The Bureau of Economics independently publishes its own working paper series, with papers indexed on ftc.gov and accessible without registration. As of fiscal year 2023, the Bureau employed approximately 70 economists, making it one of the larger in-house economics units among U.S. federal regulatory agencies (FTC Bureau of Economics Overview).
Common scenarios
Merger retrospectives compare pre-merger predictions to post-merger market outcomes. The FTC has used retrospective analysis in hospital mergers, airline mergers, and petroleum refining consolidations to calibrate future enforcement thresholds and challenge litigation strategy.
Consumer financial product studies examine fee structures, disclosure practices, and harm patterns in markets such as prepaid cards, payday lending, and credit reporting. These studies often precede rulemaking proceedings or enforcement sweeps targeting a defined industry segment.
Data broker and privacy research documents the scope of personal data collection across commercial data intermediaries. The 2014 data broker report identified 9 companies that collectively held data on hundreds of millions of U.S. consumers, with one company maintaining records on approximately 1.4 billion consumer transactions (FTC Data Broker Report 2014).
Health and pharmaceutical market studies analyze pay-for-delay settlements, pharmacy benefit manager practices, and pricing behavior in prescription drug markets. These studies inform both FTC and Department of Justice enforcement decisions and have contributed to legislative proposals before Congress.
Decision boundaries
A critical distinction separates FTC research from FTC enforcement actions. A published report — even one documenting what staff characterizes as harmful or anticompetitive conduct — does not itself create legal liability for any named company. The report is a policy instrument, not a charging document.
However, the practical consequences of being identified in a major FTC study are significant:
- Elevated scrutiny — Companies named in market studies frequently become subjects of follow-on Civil Investigative Demands. The civil investigative demand process can compel document production and testimony independent of any formal complaint.

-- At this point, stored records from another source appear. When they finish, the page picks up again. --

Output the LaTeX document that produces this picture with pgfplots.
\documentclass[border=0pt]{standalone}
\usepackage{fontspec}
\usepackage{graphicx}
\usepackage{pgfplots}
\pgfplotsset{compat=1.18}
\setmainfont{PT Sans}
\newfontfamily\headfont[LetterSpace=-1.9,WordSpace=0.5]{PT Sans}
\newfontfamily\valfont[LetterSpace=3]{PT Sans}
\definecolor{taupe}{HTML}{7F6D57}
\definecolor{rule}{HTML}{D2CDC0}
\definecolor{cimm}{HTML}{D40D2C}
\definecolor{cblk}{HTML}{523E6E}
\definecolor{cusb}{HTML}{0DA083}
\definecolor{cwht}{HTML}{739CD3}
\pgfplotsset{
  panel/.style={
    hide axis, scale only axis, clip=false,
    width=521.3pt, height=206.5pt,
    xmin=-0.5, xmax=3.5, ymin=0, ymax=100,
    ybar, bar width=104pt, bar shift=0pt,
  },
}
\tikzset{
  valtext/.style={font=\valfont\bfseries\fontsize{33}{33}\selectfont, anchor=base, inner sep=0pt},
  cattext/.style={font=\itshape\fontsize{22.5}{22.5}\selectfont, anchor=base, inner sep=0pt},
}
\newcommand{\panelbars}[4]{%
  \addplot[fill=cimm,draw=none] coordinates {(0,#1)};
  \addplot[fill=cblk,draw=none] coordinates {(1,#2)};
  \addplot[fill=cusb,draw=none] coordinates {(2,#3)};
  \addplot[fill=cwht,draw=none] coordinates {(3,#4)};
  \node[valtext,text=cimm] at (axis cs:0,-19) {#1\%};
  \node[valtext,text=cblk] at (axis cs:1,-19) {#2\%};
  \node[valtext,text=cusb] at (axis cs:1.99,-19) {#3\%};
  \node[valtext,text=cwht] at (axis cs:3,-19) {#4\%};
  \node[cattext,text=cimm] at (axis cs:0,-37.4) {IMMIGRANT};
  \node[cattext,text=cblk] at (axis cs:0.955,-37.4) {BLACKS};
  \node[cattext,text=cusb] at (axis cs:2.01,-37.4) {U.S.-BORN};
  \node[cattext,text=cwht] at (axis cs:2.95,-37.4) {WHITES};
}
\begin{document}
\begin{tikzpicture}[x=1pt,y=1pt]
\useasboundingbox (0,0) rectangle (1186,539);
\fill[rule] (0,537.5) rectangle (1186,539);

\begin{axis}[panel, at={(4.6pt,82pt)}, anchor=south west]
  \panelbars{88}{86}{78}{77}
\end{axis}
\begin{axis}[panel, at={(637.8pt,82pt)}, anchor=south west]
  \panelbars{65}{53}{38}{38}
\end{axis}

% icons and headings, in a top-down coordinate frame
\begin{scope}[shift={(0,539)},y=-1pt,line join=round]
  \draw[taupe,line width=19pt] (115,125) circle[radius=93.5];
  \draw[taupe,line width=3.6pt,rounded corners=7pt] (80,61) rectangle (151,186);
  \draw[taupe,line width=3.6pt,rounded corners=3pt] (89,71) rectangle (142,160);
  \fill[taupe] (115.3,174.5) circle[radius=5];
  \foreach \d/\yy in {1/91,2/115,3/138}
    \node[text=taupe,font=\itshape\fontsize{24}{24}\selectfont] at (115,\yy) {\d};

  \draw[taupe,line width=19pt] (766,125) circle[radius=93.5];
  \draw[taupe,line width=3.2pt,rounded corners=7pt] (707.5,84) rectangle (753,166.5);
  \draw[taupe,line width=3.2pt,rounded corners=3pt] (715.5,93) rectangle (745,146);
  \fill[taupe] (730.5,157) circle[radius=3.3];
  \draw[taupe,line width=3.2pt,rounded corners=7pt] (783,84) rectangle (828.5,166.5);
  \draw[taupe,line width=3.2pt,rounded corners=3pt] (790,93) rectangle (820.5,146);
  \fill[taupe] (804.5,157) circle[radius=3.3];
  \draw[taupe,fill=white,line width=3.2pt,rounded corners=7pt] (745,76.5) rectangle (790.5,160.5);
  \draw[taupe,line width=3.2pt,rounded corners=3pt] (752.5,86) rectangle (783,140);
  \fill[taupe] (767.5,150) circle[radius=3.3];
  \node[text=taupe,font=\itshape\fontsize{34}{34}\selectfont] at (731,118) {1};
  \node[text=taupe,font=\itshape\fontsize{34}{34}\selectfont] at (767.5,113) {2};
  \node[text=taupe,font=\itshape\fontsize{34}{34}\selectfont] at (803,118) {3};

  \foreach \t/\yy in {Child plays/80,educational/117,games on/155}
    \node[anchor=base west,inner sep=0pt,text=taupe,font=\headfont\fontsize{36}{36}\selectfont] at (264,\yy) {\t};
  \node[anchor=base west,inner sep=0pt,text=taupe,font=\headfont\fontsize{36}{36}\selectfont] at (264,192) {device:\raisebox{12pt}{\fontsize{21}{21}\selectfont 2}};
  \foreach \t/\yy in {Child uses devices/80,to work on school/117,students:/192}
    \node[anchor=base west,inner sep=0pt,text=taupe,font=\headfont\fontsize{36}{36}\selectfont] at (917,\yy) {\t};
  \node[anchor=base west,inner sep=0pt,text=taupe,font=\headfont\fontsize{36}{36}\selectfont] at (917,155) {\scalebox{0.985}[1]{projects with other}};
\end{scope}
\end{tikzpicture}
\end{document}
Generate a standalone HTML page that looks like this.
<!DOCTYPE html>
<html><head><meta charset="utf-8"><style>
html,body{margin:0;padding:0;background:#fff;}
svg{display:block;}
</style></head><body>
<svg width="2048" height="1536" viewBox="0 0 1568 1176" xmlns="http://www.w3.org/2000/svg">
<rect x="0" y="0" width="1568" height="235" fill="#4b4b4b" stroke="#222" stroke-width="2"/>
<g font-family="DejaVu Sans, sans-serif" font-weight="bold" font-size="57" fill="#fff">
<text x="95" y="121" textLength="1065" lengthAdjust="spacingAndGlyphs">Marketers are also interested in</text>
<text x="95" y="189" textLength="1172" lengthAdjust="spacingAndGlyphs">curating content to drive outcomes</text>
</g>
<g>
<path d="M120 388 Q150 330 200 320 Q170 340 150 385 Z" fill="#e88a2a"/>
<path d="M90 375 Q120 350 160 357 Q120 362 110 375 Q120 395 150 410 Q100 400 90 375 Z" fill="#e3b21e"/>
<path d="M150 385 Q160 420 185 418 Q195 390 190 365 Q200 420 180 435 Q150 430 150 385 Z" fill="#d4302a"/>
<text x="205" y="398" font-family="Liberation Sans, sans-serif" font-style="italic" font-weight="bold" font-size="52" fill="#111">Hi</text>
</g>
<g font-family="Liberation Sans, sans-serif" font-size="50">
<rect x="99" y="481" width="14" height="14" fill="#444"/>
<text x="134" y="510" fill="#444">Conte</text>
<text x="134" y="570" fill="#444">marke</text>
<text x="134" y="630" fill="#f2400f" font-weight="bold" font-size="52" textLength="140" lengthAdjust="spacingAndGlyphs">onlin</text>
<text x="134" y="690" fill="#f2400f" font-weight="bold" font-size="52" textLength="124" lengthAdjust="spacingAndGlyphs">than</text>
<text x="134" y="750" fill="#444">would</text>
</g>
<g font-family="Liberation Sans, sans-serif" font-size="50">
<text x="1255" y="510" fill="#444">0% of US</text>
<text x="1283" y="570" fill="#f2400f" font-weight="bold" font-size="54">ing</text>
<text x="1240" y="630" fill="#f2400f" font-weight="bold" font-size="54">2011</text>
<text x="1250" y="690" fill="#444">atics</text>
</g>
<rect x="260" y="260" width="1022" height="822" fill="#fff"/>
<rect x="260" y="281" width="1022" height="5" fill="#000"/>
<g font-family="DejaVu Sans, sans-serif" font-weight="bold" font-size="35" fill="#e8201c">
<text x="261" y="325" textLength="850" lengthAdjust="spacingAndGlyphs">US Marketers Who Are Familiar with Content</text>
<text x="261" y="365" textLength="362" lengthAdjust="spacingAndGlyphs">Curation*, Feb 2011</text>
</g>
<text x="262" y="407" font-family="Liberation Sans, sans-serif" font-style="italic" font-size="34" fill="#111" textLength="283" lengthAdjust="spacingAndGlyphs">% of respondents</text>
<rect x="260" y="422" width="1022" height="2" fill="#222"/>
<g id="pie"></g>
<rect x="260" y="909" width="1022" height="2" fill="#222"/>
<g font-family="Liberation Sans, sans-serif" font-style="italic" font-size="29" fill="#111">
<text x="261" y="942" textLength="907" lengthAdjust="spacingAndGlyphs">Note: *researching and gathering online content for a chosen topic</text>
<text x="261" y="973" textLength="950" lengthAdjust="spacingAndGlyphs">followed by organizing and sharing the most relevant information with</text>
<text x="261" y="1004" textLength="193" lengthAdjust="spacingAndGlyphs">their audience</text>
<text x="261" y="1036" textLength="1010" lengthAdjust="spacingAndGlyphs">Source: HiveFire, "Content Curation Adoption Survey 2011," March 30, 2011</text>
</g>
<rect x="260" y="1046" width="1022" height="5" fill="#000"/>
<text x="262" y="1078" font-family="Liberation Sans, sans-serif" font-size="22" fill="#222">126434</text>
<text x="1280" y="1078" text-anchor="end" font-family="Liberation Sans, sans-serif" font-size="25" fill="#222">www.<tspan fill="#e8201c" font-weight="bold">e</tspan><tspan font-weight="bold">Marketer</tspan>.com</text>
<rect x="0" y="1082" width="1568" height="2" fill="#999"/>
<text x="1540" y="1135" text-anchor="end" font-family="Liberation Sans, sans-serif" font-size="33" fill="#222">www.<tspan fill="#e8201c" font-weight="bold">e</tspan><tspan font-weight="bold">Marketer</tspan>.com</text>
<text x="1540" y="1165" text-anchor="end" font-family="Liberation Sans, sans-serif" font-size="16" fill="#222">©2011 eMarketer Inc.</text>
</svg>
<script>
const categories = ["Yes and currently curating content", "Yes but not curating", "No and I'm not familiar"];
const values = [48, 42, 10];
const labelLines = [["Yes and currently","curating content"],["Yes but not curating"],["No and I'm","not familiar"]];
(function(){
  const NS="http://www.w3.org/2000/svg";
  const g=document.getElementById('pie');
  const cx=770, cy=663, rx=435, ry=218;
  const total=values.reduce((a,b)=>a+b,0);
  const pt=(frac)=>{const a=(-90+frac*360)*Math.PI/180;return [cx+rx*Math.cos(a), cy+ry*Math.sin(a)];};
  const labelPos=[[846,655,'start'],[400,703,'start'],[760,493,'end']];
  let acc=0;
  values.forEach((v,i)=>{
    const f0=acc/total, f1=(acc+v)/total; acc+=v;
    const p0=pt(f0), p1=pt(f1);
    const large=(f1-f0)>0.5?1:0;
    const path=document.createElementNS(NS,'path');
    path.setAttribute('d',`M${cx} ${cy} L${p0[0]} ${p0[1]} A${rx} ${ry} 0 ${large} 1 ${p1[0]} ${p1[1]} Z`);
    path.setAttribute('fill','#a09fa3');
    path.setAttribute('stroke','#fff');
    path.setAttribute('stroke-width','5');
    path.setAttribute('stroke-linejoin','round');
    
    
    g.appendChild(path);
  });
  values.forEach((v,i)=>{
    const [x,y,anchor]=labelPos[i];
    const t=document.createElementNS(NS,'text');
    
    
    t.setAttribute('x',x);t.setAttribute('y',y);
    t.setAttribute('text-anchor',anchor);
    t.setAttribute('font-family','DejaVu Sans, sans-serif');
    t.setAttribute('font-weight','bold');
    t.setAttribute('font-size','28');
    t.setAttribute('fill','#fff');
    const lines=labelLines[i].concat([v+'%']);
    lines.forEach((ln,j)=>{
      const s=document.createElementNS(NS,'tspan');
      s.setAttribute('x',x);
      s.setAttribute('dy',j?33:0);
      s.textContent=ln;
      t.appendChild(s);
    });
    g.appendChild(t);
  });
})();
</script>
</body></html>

- Legislative amplification — Congress cites FTC reports in committee hearings and uses them as evidentiary support for proposed legislation. The 2020 Big Tech study, formally titled "Non-HSR Reported Acquisitions by Select Technology Platforms, 2010-2019," was cited directly in House Judiciary Committee proceedings.
- Rulemaking predicate — The FTC has used completed studies as the evidentiary record supporting new rules. The rulemaking process requires an adequate factual basis, and a completed Section 6(b) study can satisfy that predicate.
The FTC's full catalog of published reports and economic papers serves as a primary reference resource for practitioners, academics, and regulators worldwide. The FTC authority overview provides foundational context for understanding how research output integrates with the Commission's broader statutory mandate.